**Aim:** Word for word, restate the lines from the start of the data below through the line containing "CartesianGrid, ReferenceLine, Label".

━━ Provided material

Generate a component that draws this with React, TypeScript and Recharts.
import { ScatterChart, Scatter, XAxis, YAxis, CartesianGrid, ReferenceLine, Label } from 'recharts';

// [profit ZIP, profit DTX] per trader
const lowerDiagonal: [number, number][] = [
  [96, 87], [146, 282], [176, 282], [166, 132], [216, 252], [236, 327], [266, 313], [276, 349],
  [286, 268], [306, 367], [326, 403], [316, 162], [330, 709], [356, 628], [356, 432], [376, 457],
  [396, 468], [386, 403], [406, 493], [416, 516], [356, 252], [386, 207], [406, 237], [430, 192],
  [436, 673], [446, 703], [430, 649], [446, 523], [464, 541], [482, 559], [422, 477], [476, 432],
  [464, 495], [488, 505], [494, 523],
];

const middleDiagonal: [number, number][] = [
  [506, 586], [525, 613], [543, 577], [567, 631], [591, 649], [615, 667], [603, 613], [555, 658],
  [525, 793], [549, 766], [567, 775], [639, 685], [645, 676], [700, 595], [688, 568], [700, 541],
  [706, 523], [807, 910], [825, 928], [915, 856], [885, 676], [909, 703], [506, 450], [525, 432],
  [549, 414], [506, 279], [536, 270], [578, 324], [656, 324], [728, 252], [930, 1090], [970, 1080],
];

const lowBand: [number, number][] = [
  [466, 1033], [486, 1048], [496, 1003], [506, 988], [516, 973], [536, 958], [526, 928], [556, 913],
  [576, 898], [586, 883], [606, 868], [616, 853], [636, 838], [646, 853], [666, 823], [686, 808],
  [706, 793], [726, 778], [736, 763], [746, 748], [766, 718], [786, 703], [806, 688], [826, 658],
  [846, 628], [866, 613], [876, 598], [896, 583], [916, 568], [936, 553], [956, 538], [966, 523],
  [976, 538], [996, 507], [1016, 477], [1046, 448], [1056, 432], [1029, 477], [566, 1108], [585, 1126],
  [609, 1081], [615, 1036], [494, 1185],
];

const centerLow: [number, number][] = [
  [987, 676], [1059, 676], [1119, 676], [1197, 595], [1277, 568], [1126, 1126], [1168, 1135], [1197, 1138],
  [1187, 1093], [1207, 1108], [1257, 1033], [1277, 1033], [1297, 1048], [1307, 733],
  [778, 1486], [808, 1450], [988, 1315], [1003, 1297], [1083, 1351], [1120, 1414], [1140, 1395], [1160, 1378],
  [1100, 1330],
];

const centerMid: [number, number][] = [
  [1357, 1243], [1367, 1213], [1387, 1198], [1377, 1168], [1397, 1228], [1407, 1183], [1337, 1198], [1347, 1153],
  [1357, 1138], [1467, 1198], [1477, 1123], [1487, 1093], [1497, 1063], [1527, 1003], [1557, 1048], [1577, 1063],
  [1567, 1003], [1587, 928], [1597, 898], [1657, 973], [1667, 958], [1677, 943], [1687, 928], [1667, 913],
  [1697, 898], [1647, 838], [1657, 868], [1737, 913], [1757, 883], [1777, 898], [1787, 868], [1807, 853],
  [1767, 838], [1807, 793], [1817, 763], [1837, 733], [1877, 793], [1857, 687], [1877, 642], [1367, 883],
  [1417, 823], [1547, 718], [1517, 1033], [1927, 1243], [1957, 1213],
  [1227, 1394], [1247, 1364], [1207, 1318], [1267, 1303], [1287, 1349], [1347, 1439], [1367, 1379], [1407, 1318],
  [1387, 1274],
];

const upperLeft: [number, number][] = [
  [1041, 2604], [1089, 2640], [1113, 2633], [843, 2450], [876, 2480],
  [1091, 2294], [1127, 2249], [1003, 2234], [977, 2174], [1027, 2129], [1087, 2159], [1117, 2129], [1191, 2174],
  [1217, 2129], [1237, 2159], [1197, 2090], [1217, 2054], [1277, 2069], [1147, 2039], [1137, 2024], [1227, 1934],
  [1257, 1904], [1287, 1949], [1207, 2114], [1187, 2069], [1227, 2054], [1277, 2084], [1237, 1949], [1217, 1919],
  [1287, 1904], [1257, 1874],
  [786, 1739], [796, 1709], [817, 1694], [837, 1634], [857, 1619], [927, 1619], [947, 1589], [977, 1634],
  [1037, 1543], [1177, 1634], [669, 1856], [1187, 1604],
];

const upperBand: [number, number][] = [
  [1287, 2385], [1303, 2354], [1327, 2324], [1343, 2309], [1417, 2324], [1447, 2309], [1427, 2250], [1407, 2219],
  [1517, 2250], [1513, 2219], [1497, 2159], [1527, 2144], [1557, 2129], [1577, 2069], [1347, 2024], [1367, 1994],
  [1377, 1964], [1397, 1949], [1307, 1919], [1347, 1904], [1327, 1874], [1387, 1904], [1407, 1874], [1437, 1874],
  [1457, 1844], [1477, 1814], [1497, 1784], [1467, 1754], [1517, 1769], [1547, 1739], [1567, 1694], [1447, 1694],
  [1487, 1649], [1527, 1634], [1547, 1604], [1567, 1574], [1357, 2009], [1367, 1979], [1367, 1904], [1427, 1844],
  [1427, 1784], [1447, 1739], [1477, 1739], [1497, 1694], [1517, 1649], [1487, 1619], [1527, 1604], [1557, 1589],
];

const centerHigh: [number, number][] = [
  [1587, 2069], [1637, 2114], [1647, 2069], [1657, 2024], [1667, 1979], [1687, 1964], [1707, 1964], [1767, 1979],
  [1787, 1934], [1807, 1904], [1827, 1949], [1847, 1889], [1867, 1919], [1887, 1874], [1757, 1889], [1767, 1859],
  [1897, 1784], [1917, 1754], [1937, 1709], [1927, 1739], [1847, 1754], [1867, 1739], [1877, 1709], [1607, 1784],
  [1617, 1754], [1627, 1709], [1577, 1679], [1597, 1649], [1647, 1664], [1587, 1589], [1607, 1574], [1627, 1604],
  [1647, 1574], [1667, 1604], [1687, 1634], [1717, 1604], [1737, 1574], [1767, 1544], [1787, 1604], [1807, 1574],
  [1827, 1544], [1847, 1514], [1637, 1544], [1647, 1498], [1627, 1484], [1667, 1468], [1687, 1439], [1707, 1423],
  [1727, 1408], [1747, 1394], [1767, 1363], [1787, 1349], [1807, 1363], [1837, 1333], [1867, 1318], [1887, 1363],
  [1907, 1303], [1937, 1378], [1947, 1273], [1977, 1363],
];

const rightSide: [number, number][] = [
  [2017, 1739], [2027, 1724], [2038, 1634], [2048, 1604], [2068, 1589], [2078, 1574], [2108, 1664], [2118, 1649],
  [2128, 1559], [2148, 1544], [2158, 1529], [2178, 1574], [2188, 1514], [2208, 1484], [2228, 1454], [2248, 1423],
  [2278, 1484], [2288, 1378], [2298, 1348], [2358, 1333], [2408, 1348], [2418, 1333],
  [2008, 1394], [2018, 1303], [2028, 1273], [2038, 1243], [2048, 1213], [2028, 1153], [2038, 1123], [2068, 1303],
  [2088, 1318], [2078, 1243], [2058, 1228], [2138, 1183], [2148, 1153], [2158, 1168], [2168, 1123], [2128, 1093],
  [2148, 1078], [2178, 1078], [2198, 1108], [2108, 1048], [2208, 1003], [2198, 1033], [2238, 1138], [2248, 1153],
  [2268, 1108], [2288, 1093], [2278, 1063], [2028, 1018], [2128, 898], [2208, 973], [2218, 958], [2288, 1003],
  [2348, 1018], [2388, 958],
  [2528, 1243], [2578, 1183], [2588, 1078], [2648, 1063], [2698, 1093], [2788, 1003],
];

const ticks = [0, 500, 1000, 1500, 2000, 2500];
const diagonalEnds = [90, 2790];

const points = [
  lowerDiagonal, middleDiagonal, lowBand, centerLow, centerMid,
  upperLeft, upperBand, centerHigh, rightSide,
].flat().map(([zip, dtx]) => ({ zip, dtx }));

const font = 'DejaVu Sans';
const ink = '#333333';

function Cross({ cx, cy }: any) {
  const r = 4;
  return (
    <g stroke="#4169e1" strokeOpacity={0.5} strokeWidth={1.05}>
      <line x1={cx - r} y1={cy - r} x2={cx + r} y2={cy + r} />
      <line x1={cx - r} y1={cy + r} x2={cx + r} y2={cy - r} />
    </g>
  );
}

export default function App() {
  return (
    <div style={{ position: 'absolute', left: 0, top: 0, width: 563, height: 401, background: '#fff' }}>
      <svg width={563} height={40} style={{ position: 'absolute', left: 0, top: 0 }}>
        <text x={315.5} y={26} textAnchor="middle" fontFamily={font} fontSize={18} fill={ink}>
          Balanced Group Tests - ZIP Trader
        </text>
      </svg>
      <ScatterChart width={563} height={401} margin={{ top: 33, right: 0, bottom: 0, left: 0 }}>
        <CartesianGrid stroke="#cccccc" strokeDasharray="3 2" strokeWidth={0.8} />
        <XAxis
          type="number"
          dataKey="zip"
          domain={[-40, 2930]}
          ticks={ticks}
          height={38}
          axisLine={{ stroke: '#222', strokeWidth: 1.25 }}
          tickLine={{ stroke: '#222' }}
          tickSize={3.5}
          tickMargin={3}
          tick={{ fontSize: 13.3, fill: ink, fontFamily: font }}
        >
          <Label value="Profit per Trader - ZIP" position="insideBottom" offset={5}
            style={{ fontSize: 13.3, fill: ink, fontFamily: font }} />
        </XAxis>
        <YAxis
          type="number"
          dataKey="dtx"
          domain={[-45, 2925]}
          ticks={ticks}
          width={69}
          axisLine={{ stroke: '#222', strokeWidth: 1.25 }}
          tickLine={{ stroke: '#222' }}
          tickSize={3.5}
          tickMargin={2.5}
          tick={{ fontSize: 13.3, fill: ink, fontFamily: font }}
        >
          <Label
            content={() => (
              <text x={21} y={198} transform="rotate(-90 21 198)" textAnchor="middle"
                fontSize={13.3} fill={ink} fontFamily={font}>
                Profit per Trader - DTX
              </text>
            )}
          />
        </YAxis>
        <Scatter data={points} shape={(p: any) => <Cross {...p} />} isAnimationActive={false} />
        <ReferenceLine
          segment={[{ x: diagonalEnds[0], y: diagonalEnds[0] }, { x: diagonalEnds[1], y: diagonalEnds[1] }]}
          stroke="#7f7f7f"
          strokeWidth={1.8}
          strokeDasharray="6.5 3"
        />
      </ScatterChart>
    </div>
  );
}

━━━━

**Exercise response:**
Generate a component that draws this with React, TypeScript and Recharts.
import { ScatterChart, Scatter, XAxis, YAxis, CartesianGrid, ReferenceLine, Label } from 'recharts';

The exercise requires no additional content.